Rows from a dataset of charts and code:
>> start
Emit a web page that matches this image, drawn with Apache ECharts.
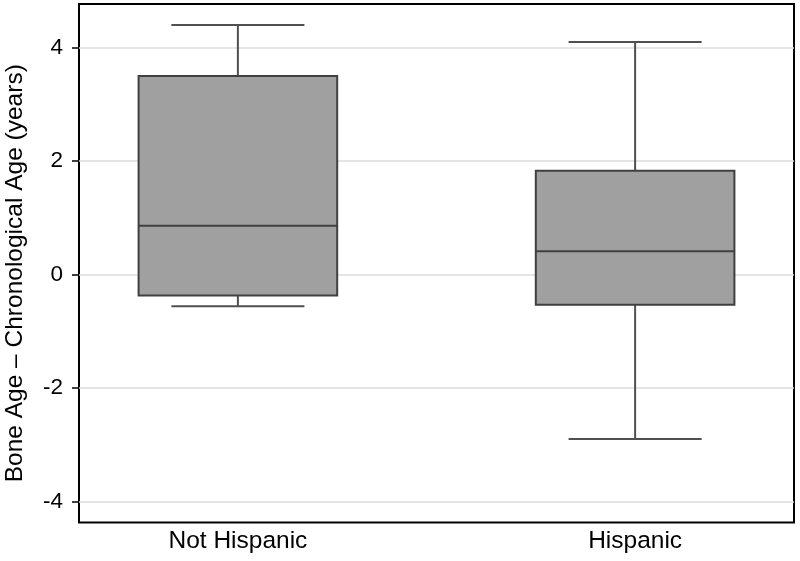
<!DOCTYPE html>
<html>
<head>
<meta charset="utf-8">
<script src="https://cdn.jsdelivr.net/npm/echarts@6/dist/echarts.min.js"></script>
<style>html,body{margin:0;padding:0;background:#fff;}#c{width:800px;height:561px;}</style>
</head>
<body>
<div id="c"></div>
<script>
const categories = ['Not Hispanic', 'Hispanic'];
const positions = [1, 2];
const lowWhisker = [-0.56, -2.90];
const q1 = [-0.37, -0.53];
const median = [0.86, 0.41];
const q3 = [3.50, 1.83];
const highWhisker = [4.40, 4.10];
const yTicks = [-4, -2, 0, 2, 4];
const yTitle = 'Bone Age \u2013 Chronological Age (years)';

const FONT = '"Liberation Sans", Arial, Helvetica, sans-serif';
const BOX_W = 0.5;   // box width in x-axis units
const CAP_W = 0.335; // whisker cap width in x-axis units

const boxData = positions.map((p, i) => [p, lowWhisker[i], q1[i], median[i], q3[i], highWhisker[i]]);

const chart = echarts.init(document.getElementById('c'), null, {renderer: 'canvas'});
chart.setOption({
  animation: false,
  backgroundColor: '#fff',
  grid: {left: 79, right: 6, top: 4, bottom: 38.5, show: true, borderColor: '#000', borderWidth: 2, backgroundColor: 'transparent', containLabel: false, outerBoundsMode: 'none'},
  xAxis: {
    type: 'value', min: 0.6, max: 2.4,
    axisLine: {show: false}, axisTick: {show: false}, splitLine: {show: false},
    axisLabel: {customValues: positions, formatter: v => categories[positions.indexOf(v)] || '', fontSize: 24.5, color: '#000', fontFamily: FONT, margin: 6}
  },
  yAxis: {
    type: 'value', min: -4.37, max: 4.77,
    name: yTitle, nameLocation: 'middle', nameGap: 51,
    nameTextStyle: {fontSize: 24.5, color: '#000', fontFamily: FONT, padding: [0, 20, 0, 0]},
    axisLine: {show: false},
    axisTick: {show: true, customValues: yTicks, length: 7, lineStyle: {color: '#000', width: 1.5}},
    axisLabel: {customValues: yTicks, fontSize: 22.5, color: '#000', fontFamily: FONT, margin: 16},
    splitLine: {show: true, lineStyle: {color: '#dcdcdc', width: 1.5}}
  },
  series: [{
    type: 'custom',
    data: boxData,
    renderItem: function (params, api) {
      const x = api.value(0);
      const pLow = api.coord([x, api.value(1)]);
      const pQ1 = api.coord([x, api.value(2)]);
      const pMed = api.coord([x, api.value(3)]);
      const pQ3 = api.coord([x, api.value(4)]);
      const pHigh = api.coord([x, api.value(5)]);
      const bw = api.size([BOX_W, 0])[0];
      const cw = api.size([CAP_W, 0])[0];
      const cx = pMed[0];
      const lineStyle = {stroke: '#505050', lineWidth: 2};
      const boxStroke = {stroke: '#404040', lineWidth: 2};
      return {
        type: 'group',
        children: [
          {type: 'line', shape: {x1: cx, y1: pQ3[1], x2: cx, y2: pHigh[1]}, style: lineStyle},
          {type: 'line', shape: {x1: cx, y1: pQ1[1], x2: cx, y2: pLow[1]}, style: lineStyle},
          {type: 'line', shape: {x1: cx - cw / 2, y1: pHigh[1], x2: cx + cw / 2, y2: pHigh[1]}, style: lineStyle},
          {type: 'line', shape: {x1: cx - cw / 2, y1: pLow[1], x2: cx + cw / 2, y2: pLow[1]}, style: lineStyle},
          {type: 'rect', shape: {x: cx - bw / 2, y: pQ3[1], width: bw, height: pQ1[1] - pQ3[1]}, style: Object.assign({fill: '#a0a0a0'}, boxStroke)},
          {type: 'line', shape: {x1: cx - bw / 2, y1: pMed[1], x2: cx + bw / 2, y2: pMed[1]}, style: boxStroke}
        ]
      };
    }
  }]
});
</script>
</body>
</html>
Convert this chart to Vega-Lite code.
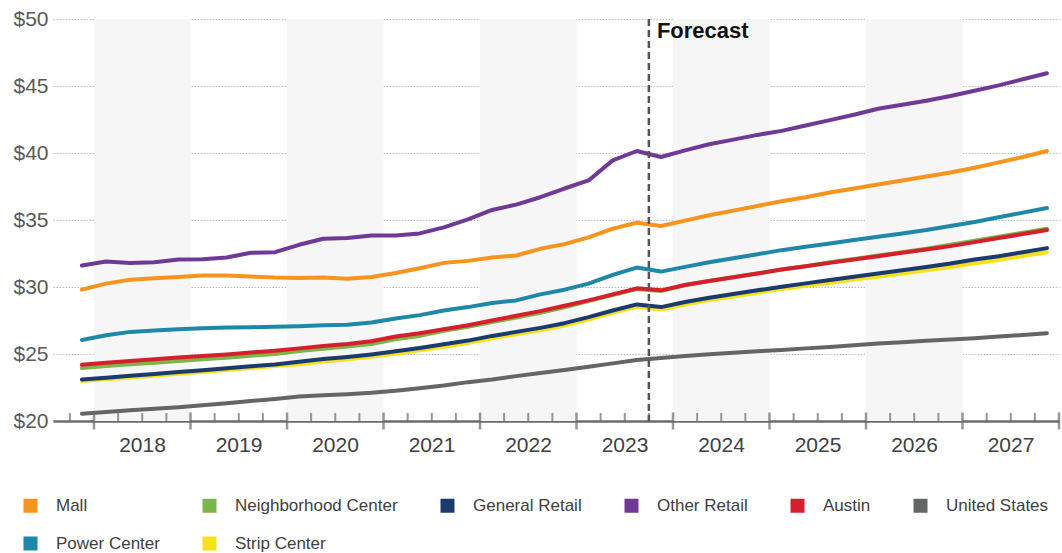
>> end
What the task asks:
From the first line of the entries above down to the line holding "const yTitle = 'Bone", quote each line exactly and nothing else, skipping pictures.

The answer:
Emit a web page that matches this image, drawn with Apache ECharts.
<!DOCTYPE html>
<html>
<head>
<meta charset="utf-8">
<script src="https://cdn.jsdelivr.net/npm/echarts@6/dist/echarts.min.js"></script>
<style>html,body{margin:0;padding:0;background:#fff;}#c{width:800px;height:561px;}</style>
</head>
<body>
<div id="c"></div>
<script>
const categories = ['Not Hispanic', 'Hispanic'];
const positions = [1, 2];
const lowWhisker = [-0.56, -2.90];
const q1 = [-0.37, -0.53];
const median = [0.86, 0.41];
const q3 = [3.50, 1.83];
const highWhisker = [4.40, 4.10];
const yTicks = [-4, -2, 0, 2, 4];
const yTitle = 'Bone Age \u2013 Chronological Age (years)';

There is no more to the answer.